Título - Hipopótamos em Delagoa Bay
Autor - Carlos Alberto Machado
Editora - Abysmo
Depois
das guerras políticas e nacionais, das fraticídas e civis, apresenta-se hoje um
livro sobre o processo revolucionário, os seus sonhos e erros. Um livro que procura
intrometer-se, precisamente, no espaço afiançado pela segunda epígrafe que
antecede a ficção. Nela, pode ler-se, pelas mãos de Félix Guattari e Gilles
Deleuze: “O livro-máquina de guerra, contra o livro-aparelho de Estado” (p.13);
tal como uma revolução, essa suspensão ou acontecimento, para alguns filósofos.
Mas o que é, justamente, uma revolução, o que propõe? E não será antes a
insurreição, o gesto de suspensão por excelência, o acontecimento em si,
escapando à verdade e ao tempo, que se afirma, afinal, como uma irrupção da
vida, a nómada máquina de guerra que se opõe ao monólito do aparelho de Estado?

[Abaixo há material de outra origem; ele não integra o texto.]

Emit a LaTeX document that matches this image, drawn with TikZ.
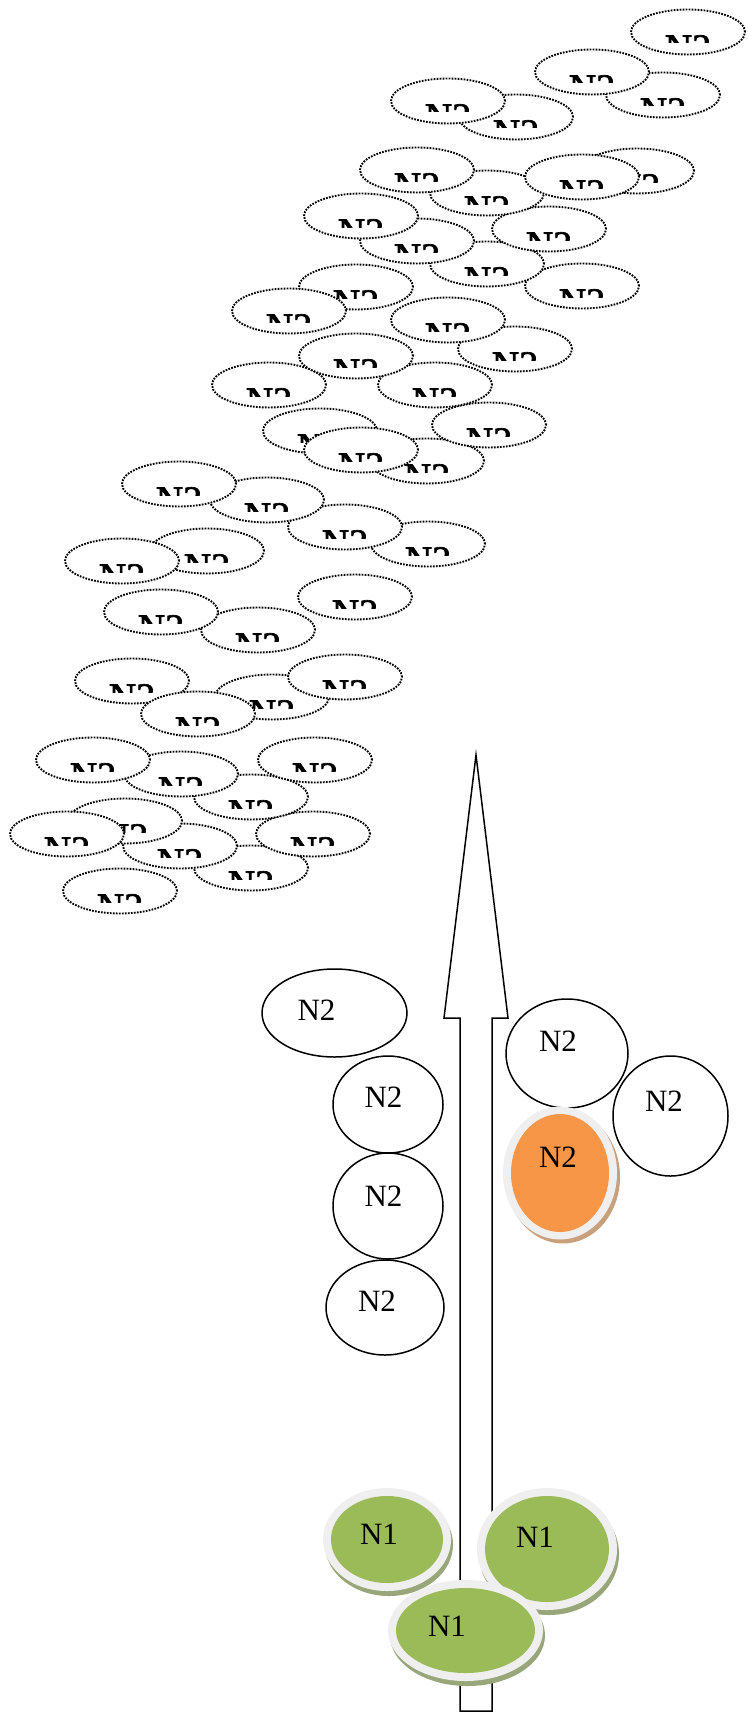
\documentclass[tikz,border=0pt]{standalone}
\usepackage{fontspec}
\setmainfont{Liberation Serif}
\newfontfamily\dotfont[FakeBold=1.8]{Liberation Serif}
\usetikzlibrary{shapes.geometric}

\definecolor{nOrange}{HTML}{F79646}
\definecolor{nGreen}{HTML}{9BBB59}
\definecolor{nRing}{HTML}{EFEFEF}
\definecolor{nGreenShade}{HTML}{98A67A}
\definecolor{nOrangeShade}{HTML}{C9A07C}

\tikzset{
  dotell/.style={ellipse, draw, fill=white, line width=1.9pt,
    dash pattern=on 1.7pt off 1.3pt, minimum width=114pt,
    minimum height=45pt, inner sep=0pt},
  dottxt/.style={font=\dotfont\fontsize{38}{42}\selectfont,
    inner sep=0pt, anchor=north},
  solidell/.style={ellipse, draw, fill=white, line width=1.5pt, inner sep=0pt},
  lbl/.style={font=\fontsize{31}{36}\selectfont, inner sep=0pt},
  plainell/.style={ellipse, inner sep=0pt},
  arrowshape/.style={draw, fill=white, line width=1.5pt, line join=miter}
}

% dotted ellipse with its half-hidden label: name, x, y
\newcommand\dotN[3]{%
  \node[dotell] (#1) at (#2,#3) {};
  \begin{scope}
    \clip (#2-60,#3) rectangle (#2+60,#3+11);
    \node[dottxt] (#1t) at (#2,#3+3) {N2};
  \end{scope}}

% offset of the drop shadow below the rimmed ellipses
\def\rimoff{2,5}
% shaded ellipse with light rim and drop shadow:
% name, x, y, inner w, inner h, outer w, outer h, fill, shade
\newcommand\rimN[9]{%
  \node[plainell, fill=#9, minimum width=#6pt, minimum height=#7pt,
    shift={(\rimoff)}] (#1s) at (#2,#3) {};
  \node[plainell, fill=nRing, minimum width=#6pt, minimum height=#7pt]
    (#1r) at (#2,#3) {};
  \node[plainell, fill=#8, minimum width=#4pt, minimum height=#5pt]
    (#1) at (#2,#3) {};}

\begin{document}
\begin{tikzpicture}[x=1pt,y=-1pt]
\useasboundingbox (0,0) rectangle (747,1718);

% cloud of dotted ellipses
\dotN{d54}{120}{891}
\dotN{d53}{251}{868}
\dotN{d51}{180}{846}
\dotN{d52}{313}{834}
\dotN{d49}{125}{821}
\dotN{d50}{67}{834}
\dotN{d48}{251}{797}
\dotN{d46}{181}{774}
\dotN{d45}{93}{760}
\dotN{d39}{315}{760}
\dotN{d42}{272}{697}
\dotN{d41}{132}{681}
\dotN{d43}{198}{714}
\dotN{d38}{345}{677}
\dotN{d37}{258}{630}
\dotN{d36}{161}{612}
\dotN{d35}{355}{597}
\dotN{d33}{207}{551}
\dotN{d34}{122}{561}
\dotN{d32}{428}{544}
\dotN{d31}{345}{527}
\dotN{d30}{267}{500}
\dotN{d29}{179}{484}
\dotN{d28}{427}{461}
\dotN{d26}{320}{431}
\dotN{d27}{361}{450}
\dotN{d25}{489}{425}
\dotN{d22}{269}{385}
\dotN{d23}{435}{385}
\dotN{d21}{356}{356}
\dotN{d20}{515}{349}
\dotN{d19}{448}{320}
\dotN{d17}{356}{287}
\dotN{d18}{289}{311}
\dotN{d12}{582}{286}
\dotN{d11}{487}{264}
\dotN{d15}{417}{241}
\dotN{d10}{549}{229}
\dotN{d13}{361}{216}
\dotN{d9}{487}{193}
\dotN{d7}{637}{171}
\dotN{d8}{582}{177}
\dotN{d6}{417}{170}
\dotN{d5}{516}{117}
\dotN{d4}{448}{101}
\dotN{d3}{663}{95}
\dotN{d2}{592}{72}
\dotN{d1}{688}{32}

% the upward arrow
\draw[arrowshape] (460,1711) -- (460,1018) -- (444,1018) -- (476,755)
  -- (508,1018) -- (492,1018) -- (492,1711) -- cycle;

% plain N2 ellipses
\node[solidell, minimum width=145pt, minimum height=88pt] (s1) at (334.5,1013) {};
\node[lbl] (s1t) at (316.5,1010) {N2};
\node[solidell, minimum width=110pt, minimum height=97pt] (s2) at (388,1104.5) {};
\node[lbl] (s2t) at (383.5,1097.5) {N2};
\node[solidell, minimum width=110pt, minimum height=106pt] (s3) at (388,1206) {};
\node[lbl] (s3t) at (383.5,1196) {N2};
\node[solidell, minimum width=118pt, minimum height=95pt] (s4) at (385,1307.5) {};
\node[lbl] (s4t) at (377,1301) {N2};
\node[solidell, minimum width=122pt, minimum height=109pt] (s5) at (567,1053.5) {};
\node[lbl] (s5t) at (558,1041) {N2};
\node[solidell, minimum width=115pt, minimum height=120pt] (s6) at (670.5,1116) {};
\node[lbl] (s6t) at (664,1101) {N2};

% highlighted N2
\def\rimoff{3,4}
\rimN{o1}{560}{1173}{98}{118}{114}{133}{nOrange}{nOrangeShade}
\node[lbl] (o1t) at (558,1157) {N2};

% N1 ellipses at the foot of the arrow
\def\rimoff{2,5}
\rimN{g1}{387}{1539.5}{112}{87}{128}{103}{nGreen}{nGreenShade}
\node[lbl] (g1t) at (379,1534) {N1};
\rimN{g2}{547}{1549}{124}{106}{140}{122}{nGreen}{nGreenShade}
\node[lbl] (g2t) at (535,1537) {N1};
\rimN{g3}{465.5}{1630.5}{139}{85}{155}{101}{nGreen}{nGreenShade}
\node[lbl] (g3t) at (447,1626) {N1};
\end{tikzpicture}
\end{document}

Diria que sim, uma vez que o aparelho captura a máquina, apropria-se do
território suave estriando-o e da insurreição, do acontecimento intempestivo,
se faz o acontecimento crónico a inscrever-se numa História, do gesto passa-se
para o processo que destrói, apaga, erradica, escolhe segundo uma linguagem de
poder e saber que busca cortar com o passado. Daí, talvez, a recorrência, a
repetição da pesada frase de pretérito imperfeito: “Era a Revolução”.
Este
é o primeiro romance publicado – pois creio que haja outros na gaveta – de
Carlos Alberto Machado (1954), poeta e dramaturgo afirmado na literatura
portuguesa, embora escape tantas vezes aos críticos e aos meios publicitários,
já que a sua longa produção foi toda criada à margem das grandes casas
editoriais. Deve-se a ele e à sua companheira, igualmente, uma das mais
novíssimas editoras, a Companhia das Ilhas, sediada na Ilha do Pico, a qual tem
apostado nos géneros mais desfavorecidos pelo mercado nacional, tal como a
poesia, o teatro, o conto breve; e a preços incrivelmente reduzidos, dando
oportunidade, quer a autores já reconhecidos, quer a desconhecidos. Essa é uma
das suas aventuras literárias, outra é este romance sobre Moçambique.
Não
se pense ser “Hipopótamos em Delagoa Bay” um romance histórico, tendo embora o
autor feito a sua investigação in loco, graças a uma “Bolsa Criar
Lusofonia”, bem como se socorrido de obras históricas e crónicas várias. Este é
um livro-mistura, mostrando exemplarmente de onde vem o autor no campo da
literatura e da vida. Saltando tempos, seguimos a genealogia da família
Quaresma, entrecruzando-se com vários momentos da História de Moçambique, a
revolução de Abril e a luta pela independência e o seu processo revolucionário,
mas não é aqui que melhor se entende o que afirmei do autor nem a mistura. A
estrutura do romance não segue as regras nem a forma de um romance típico,
encontrando o seu fundo experimental no seio desses romances que o tornaram o
género do século xx, aventura que poucos ainda prosseguem; mas se, por vezes, o
experimentalismo narrativo se revela frio, demasiado racional ou mental, Carlos
Alberto Machado introduz o que o distingue, o seu traço, o de um homem que fez
vida no teatro. Contra o frio e o mental o autor propõe palavras-afectos,
palavras que têm de ser ditas oralmente, forçam-nos mesmo a dizê-las e este é
um processo singular: as personagens não precisam de caracterização física nem
psicológica pois elas ganham corpo somente pelo afecto do discurso, enredado
nele; os seus discursos nem provêm do espaço solitário do pensamento tantas
vezes analítico, são palavras que vêm do corpo, com sangue, batidas de coração
vindo à boca, não sendo elas menos racionais ou menos solitárias, simplesmente
estão vivas. Uma escrita que do papel nos move a boca. E entre estes afectos,
as palavras e acontecimentos que fizeram Moçambique e a sua revolução. A
palavra-afecto pertence à insurreição e à máquina de guerra nómada, o inverno
mental e o processo revolucionário pertence à máquina-aparelho de Estado.